- Born: 1980 (age 44–45)
- Occupation(s): Singer, model, actress
- Instrument: Vocals

= Chen Lili (model) =

Chinese singer, model, and actress

Chen Lili (or Lili Chen, 陈莉莉 (陳莉莉, Chén Lìlì); born February 1980) is a transgender singer, model, and actress from the People's Republic of China. She became widely known in 2004 when she competed and attempted to compete in beauty pageants as a woman.

She was born into a peasant family at Yilong County, Nanchong City of Sichuan Province. She received sex reassignment surgery in Qingdao in November 2003. On February 11, 2004, she was issued an ID card establishing her female identity by the Public Security Bureau of Nanchong.

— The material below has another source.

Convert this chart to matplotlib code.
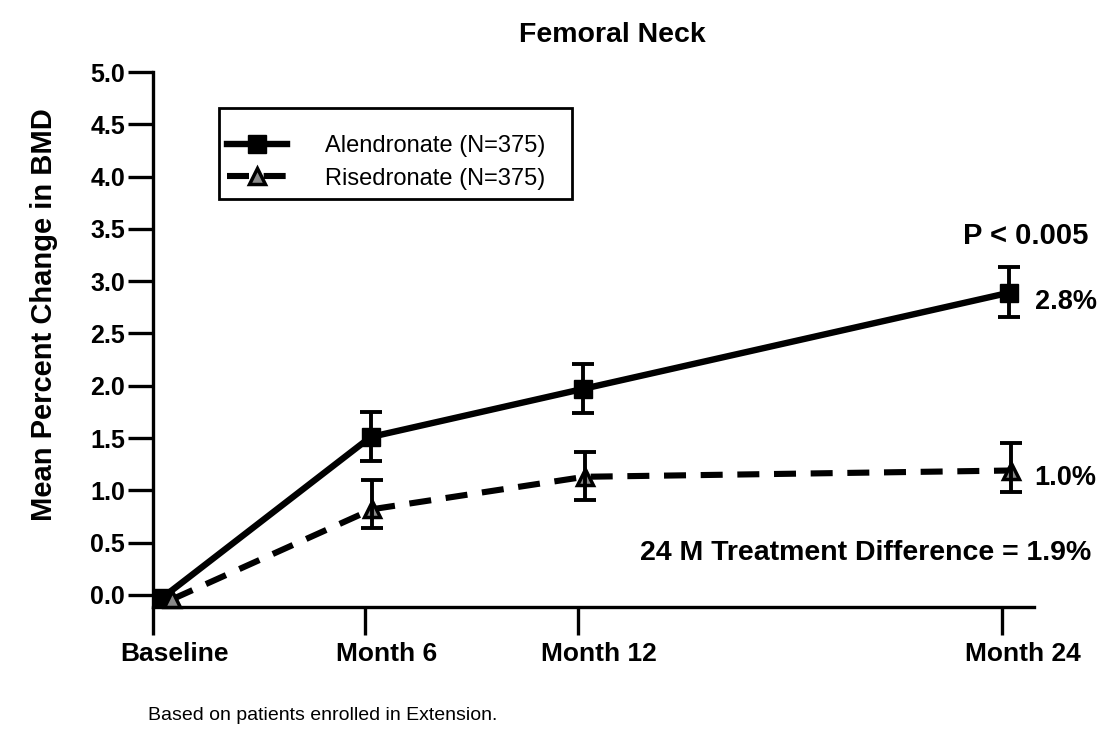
import numpy as np
import matplotlib
matplotlib.use('Agg')
import matplotlib.pyplot as plt
import matplotlib.transforms as mtransforms
from matplotlib.patches import Rectangle

plt.rcParams['font.family'] = ['Liberation Sans', 'DejaVu Sans']

months = [0, 6, 12, 24]
tick_labels = ['Baseline', 'Month 6', 'Month 12', 'Month 24']

# small nudges so the two groups don't sit on top of each other
aln_shift = [0.25, 0.15, 0.15, 0.2]
ris_shift = [0.55, 0.2, 0.2, 0.25]

aln_mean = [-0.03, 1.51, 1.97, 2.89]
aln_low = [1.28, 1.74, 2.66]    # month 6, 12, 24
aln_high = [1.75, 2.21, 3.14]

ris_mean = [-0.04, 0.82, 1.13, 1.19]
ris_low = [0.64, 0.91, 0.98]
ris_high = [1.10, 1.37, 1.45]

W, H = 1109, 730
fig = plt.figure(figsize=(W / 100, H / 100), dpi=100)
ax = fig.add_axes([153 / W, 1 - 607 / H, (1034 - 153) / W, (607 - 72) / H])

xa = np.add(months, aln_shift)
xr = np.add(months, ris_shift)

ax.plot(xa, aln_mean, color='black', lw=4.6, marker='s', ms=13,
        mfc='black', mec='black', label='Alendronate (N=375)', zorder=3,
        clip_on=False)
ax.plot(xr, ris_mean, color='black', lw=4.4, ls=(0, (3.6, 2.4)), marker='^', ms=12,
        mfc='#8a8a8a', mec='black', mew=2.5, label='Risedronate (N=375)',
        zorder=3, clip_on=False)

am = np.array(aln_mean[1:])
rm = np.array(ris_mean[1:])
ax.errorbar(xa[1:], am, yerr=[am - aln_low, np.array(aln_high) - am], fmt='none',
            ecolor='black', elinewidth=2.8, capsize=8, capthick=2.8, zorder=4)
ax.errorbar(xr[1:], rm, yerr=[rm - ris_low, np.array(ris_high) - rm], fmt='none',
            ecolor='black', elinewidth=2.8, capsize=8, capthick=2.8, zorder=4)

ax.set_xlim(0, 24.9)
ax.set_ylim(-0.115, 5.0)
for s in ['top', 'right']:
    ax.spines[s].set_visible(False)
for s in ['left', 'bottom']:
    ax.spines[s].set_linewidth(2.4)

ax.set_yticks(np.arange(0, 5.01, 0.5))
ax.set_yticklabels(['%.1f' % v for v in np.arange(0, 5.01, 0.5)])
ax.set_xticks(months)
ax.set_xticklabels(tick_labels)
ax.tick_params(axis='y', direction='out', length=18, width=2.4, labelsize=18, pad=2)
ax.tick_params(axis='x', direction='out', length=20, width=2.4, labelsize=19, pad=5)
for lbl in ax.get_yticklabels() + ax.get_xticklabels():
    lbl.set_fontweight('bold')
offset = mtransforms.ScaledTranslation(0.21, 0, fig.dpi_scale_trans)
for lbl in ax.get_xticklabels():
    lbl.set_transform(lbl.get_transform() + offset)

# legend without its own frame, box drawn separately (reference box has extra top padding)
leg = ax.legend(loc='upper left', bbox_to_anchor=(227 / W, 1 - 135 / H),
                bbox_transform=fig.transFigure, borderaxespad=0, borderpad=0,
                fontsize=17, handlelength=2.55, handletextpad=1.6,
                labelspacing=0.45, frameon=False, markerscale=1.0)
fig.add_artist(Rectangle((219 / W, 1 - 199 / H), (572 - 219) / W, (199 - 108) / H,
                         transform=fig.transFigure, fill=False, lw=2, ec='black'))

ax.text(24.66, 3.43, 'P < 0.005', ha='center', va='center', fontsize=21,
        weight='bold', clip_on=False)
ax.text(24.92, 2.80, '2.8%', ha='left', va='center', fontsize=19.5,
        weight='bold', clip_on=False)
ax.text(24.92, 1.12, '1.0%', ha='left', va='center', fontsize=19.5,
        weight='bold', clip_on=False)
ax.text(26.53, 0.40, '24 M Treatment Difference = 1.9%', ha='right', va='center',
        fontsize=20.5, weight='bold', clip_on=False)

fig.text(612 / W, 1 - 35 / H, 'Femoral Neck', ha='center', va='center',
         fontsize=20.5, weight='bold')
fig.text(44 / W, 1 - 315 / H, 'Mean Percent Change in BMD', ha='center',
         va='center', rotation=90, fontsize=21, weight='bold')
fig.text(148 / W, 1 - 715 / H, 'Based on patients enrolled in Extension.',
         ha='left', va='center', fontsize=14)

fig.savefig('out.png', dpi=100)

Chen attempted to compete in the Miss Universe contest in early 2004. Although the Miss Universe China committee initially announced, on February 23, that she would be allowed to participate, on February 25, they retracted their original decision, stating that she would not be allowed to participate because she was not a "natural female." Despite being barred from the competition, Chen was nonetheless given the opportunity to perform at the event. It is believed that Lili is the first transsexual woman to attempt to compete in the Miss Universe contest.

In late 2004, Chen competed in China's first Miss Artificial Beauty pageant. She finished as second runner up.

In 2005, she appeared in the motion picture The Secret (隐私 (隱私, yǐnsī)).

==Notes==
Newspaper sources are not clear whether Chen attempted to enter and was rejected by the Miss World pageant or the Miss Universe pageant.